◆ **Data**:
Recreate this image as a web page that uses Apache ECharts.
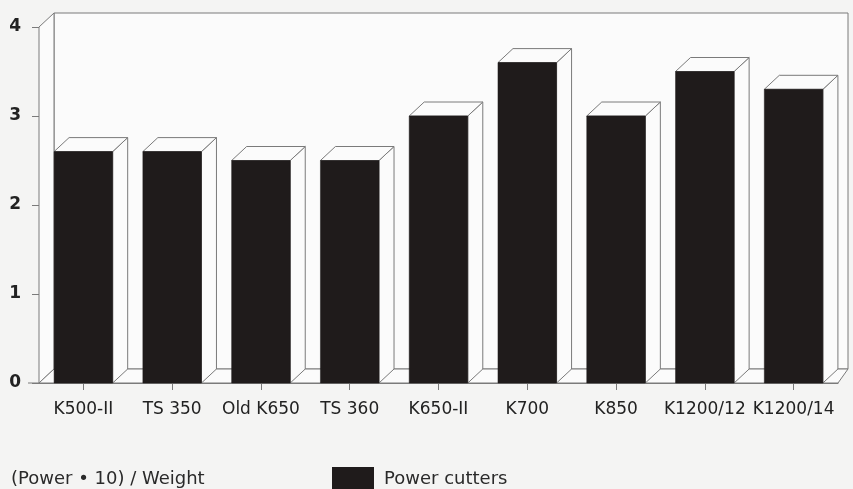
<!DOCTYPE html>
<html>
<head>
<meta charset="utf-8">
<script src="https://cdn.jsdelivr.net/npm/echarts@6/dist/echarts.min.js"></script>
<style>
html,body{margin:0;padding:0;background:#f4f4f3;}
#chart{width:853px;height:489px;}
</style>
</head>
<body>
<div id="chart"></div>
<script>
const categories = ['K500-II', 'TS 350', 'Old K650', 'TS 360', 'K650-II', 'K700', 'K850', 'K1200/12', 'K1200/14'];
const values = [2.6, 2.6, 2.5, 2.5, 3.0, 3.6, 3.0, 3.5, 3.3];
const seriesName = 'Power cutters';
const subtitle = '(Power \u2022 10) / Weight';

const DX = 15, DY = -14;
const LINE = '#7a7a7a';
const BAR = '#1f1b1b';
const FACE = '#fbfbfb';

const chart = echarts.init(document.getElementById('chart'), null, {renderer: 'canvas'});

function frameItem(params, api) {
  const cs = params.coordSys;
  const x0 = cs.x, y0 = cs.y, x1 = cs.x + cs.width, y1 = cs.y + cs.height;
  const xr = x1 + 10;
  const st = {fill: FACE, stroke: LINE, lineWidth: 1};
  return {
    type: 'group',
    children: [
      {type: 'polygon', shape: {points: [[x0 + DX, y0 + DY], [xr, y0 + DY], [xr, y1 + DY], [x0 + DX, y1 + DY]]}, style: st},
      {type: 'polygon', shape: {points: [[x0, y0], [x0 + DX, y0 + DY], [x0 + DX, y1 + DY], [x0, y1]]}, style: st},
      {type: 'polygon', shape: {points: [[x0, y1], [x0 + DX, y1 + DY], [xr, y1 + DY], [x1, y1]]}, style: st},
      {type: 'line', shape: {x1: x0 - 11, y1: y1, x2: x0, y2: y1}, style: {stroke: LINE, lineWidth: 1}}
    ]
  };
}

function barItem(params, api) {
  const idx = api.value(0);
  const v = api.value(1);
  const top = api.coord([idx, v]);
  const base = api.coord([idx, 0]);
  const w = api.size([1, 0])[0] * 0.66;
  const l = top[0] - w / 2, r = top[0] + w / 2;
  const t = top[1], b = base[1];
  const faceStyle = {fill: FACE, stroke: LINE, lineWidth: 1};
  return {
    type: 'group',
    children: [
      {type: 'polygon', shape: {points: [[r, t], [r + DX, t + DY], [r + DX, b + DY], [r, b]]}, style: faceStyle},
      {type: 'polygon', shape: {points: [[l, t], [l + DX, t + DY], [r + DX, t + DY], [r, t]]}, style: faceStyle},
      {type: 'rect', shape: {x: l, y: t, width: w, height: b - t}, style: {fill: BAR, stroke: BAR, lineWidth: 0.5}}
    ]
  };
}

const option = {
  backgroundColor: '#f4f4f3',
  animation: false,
  textStyle: {fontFamily: 'DejaVu Sans'},
  title: {
    text: subtitle,
    left: 11,
    top: 470,
    padding: 0,
    textStyle: {fontSize: 18, fontWeight: 'normal', color: '#2a2a2a', fontFamily: 'DejaVu Sans'}
  },
  legend: {
    data: [{name: seriesName, icon: 'rect', itemStyle: {color: BAR}}],
    left: 332,
    top: 467,
    padding: 0,
    itemWidth: 42,
    itemHeight: 24,
    itemGap: 0,
    textStyle: {fontSize: 18, color: '#2a2a2a', fontFamily: 'DejaVu Sans', padding: [0, 0, 0, 5]}
  },
  grid: {left: 39, right: 15, top: 27, bottom: 106, containLabel: false, outerBoundsMode: 'none'},
  xAxis: {
    type: 'category',
    data: categories,
    axisLine: {show: true, lineStyle: {color: LINE, width: 1}},
    axisTick: {show: true, alignWithLabel: true, length: 7, lineStyle: {color: LINE}},
    axisLabel: {fontSize: 17, color: '#222', margin: 18, interval: 0, fontFamily: 'DejaVu Sans'},
    splitLine: {show: false}
  },
  yAxis: {
    type: 'value',
    min: 0,
    max: 4,
    interval: 1,
    axisLine: {show: true, lineStyle: {color: LINE, width: 1}},
    axisTick: {show: true, length: 7, lineStyle: {color: LINE}},
    axisLabel: {fontSize: 17, color: '#222', margin: 18, fontWeight: 'bold', fontFamily: 'DejaVu Sans'},
    splitLine: {show: false}
  },
  series: [
    {
      name: 'frame',
      type: 'custom',
      renderItem: frameItem,
      data: [[0, 0]],
      silent: true,
      z: 1,
      clip: false
    },
    {
      name: seriesName,
      type: 'custom',
      renderItem: barItem,
      itemStyle: {color: BAR},
      data: categories.map((c, i) => [i, values[i]]),
      encode: {x: 0, y: 1},
      z: 2,
      clip: false
    }
  ]
};
chart.setOption(option);
</script>
</body>
</html>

◆ **What to produce**:
Print the full listing exactly, dropping the pictures.

◆ **The solution**:
Recreate this image as a web page that uses Apache ECharts.
<!DOCTYPE html>
<html>
<head>
<meta charset="utf-8">
<script src="https://cdn.jsdelivr.net/npm/echarts@6/dist/echarts.min.js"></script>
<style>
html,body{margin:0;padding:0;background:#f4f4f3;}
#chart{width:853px;height:489px;}
</style>
</head>
<body>
<div id="chart"></div>
<script>
const categories = ['K500-II', 'TS 350', 'Old K650', 'TS 360', 'K650-II', 'K700', 'K850', 'K1200/12', 'K1200/14'];
const values = [2.6, 2.6, 2.5, 2.5, 3.0, 3.6, 3.0, 3.5, 3.3];
const seriesName = 'Power cutters';
const subtitle = '(Power \u2022 10) / Weight';

const DX = 15, DY = -14;
const LINE = '#7a7a7a';
const BAR = '#1f1b1b';
const FACE = '#fbfbfb';

const chart = echarts.init(document.getElementById('chart'), null, {renderer: 'canvas'});

function frameItem(params, api) {
  const cs = params.coordSys;
  const x0 = cs.x, y0 = cs.y, x1 = cs.x + cs.width, y1 = cs.y + cs.height;
  const xr = x1 + 10;
  const st = {fill: FACE, stroke: LINE, lineWidth: 1};
  return {
    type: 'group',
    children: [
      {type: 'polygon', shape: {points: [[x0 + DX, y0 + DY], [xr, y0 + DY], [xr, y1 + DY], [x0 + DX, y1 + DY]]}, style: st},
      {type: 'polygon', shape: {points: [[x0, y0], [x0 + DX, y0 + DY], [x0 + DX, y1 + DY], [x0, y1]]}, style: st},
      {type: 'polygon', shape: {points: [[x0, y1], [x0 + DX, y1 + DY], [xr, y1 + DY], [x1, y1]]}, style: st},
      {type: 'line', shape: {x1: x0 - 11, y1: y1, x2: x0, y2: y1}, style: {stroke: LINE, lineWidth: 1}}
    ]
  };
}

function barItem(params, api) {
  const idx = api.value(0);
  const v = api.value(1);
  const top = api.coord([idx, v]);
  const base = api.coord([idx, 0]);
  const w = api.size([1, 0])[0] * 0.66;
  const l = top[0] - w / 2, r = top[0] + w / 2;
  const t = top[1], b = base[1];
  const faceStyle = {fill: FACE, stroke: LINE, lineWidth: 1};
  return {
    type: 'group',
    children: [
      {type: 'polygon', shape: {points: [[r, t], [r + DX, t + DY], [r + DX, b + DY], [r, b]]}, style: faceStyle},
      {type: 'polygon', shape: {points: [[l, t], [l + DX, t + DY], [r + DX, t + DY], [r, t]]}, style: faceStyle},
      {type: 'rect', shape: {x: l, y: t, width: w, height: b - t}, style: {fill: BAR, stroke: BAR, lineWidth: 0.5}}
    ]
  };
}

const option = {
  backgroundColor: '#f4f4f3',
  animation: false,
  textStyle: {fontFamily: 'DejaVu Sans'},
  title: {
    text: subtitle,
    left: 11,
    top: 470,
    padding: 0,
    textStyle: {fontSize: 18, fontWeight: 'normal', color: '#2a2a2a', fontFamily: 'DejaVu Sans'}
  },
  legend: {
    data: [{name: seriesName, icon: 'rect', itemStyle: {color: BAR}}],
    left: 332,
    top: 467,
    padding: 0,
    itemWidth: 42,
    itemHeight: 24,
    itemGap: 0,
    textStyle: {fontSize: 18, color: '#2a2a2a', fontFamily: 'DejaVu Sans', padding: [0, 0, 0, 5]}
  },
  grid: {left: 39, right: 15, top: 27, bottom: 106, containLabel: false, outerBoundsMode: 'none'},
  xAxis: {
    type: 'category',
    data: categories,
    axisLine: {show: true, lineStyle: {color: LINE, width: 1}},
    axisTick: {show: true, alignWithLabel: true, length: 7, lineStyle: {color: LINE}},
    axisLabel: {fontSize: 17, color: '#222', margin: 18, interval: 0, fontFamily: 'DejaVu Sans'},
    splitLine: {show: false}
  },
  yAxis: {
    type: 'value',
    min: 0,
    max: 4,
    interval: 1,
    axisLine: {show: true, lineStyle: {color: LINE, width: 1}},
    axisTick: {show: true, length: 7, lineStyle: {color: LINE}},
    axisLabel: {fontSize: 17, color: '#222', margin: 18, fontWeight: 'bold', fontFamily: 'DejaVu Sans'},
    splitLine: {show: false}
  },
  series: [
    {
      name: 'frame',
      type: 'custom',
      renderItem: frameItem,
      data: [[0, 0]],
      silent: true,
      z: 1,
      clip: false
    },
    {
      name: seriesName,
      type: 'custom',
      renderItem: barItem,
      itemStyle: {color: BAR},
      data: categories.map((c, i) => [i, values[i]]),
      encode: {x: 0, y: 1},
      z: 2,
      clip: false
    }
  ]
};
chart.setOption(option);
</script>
</body>
</html>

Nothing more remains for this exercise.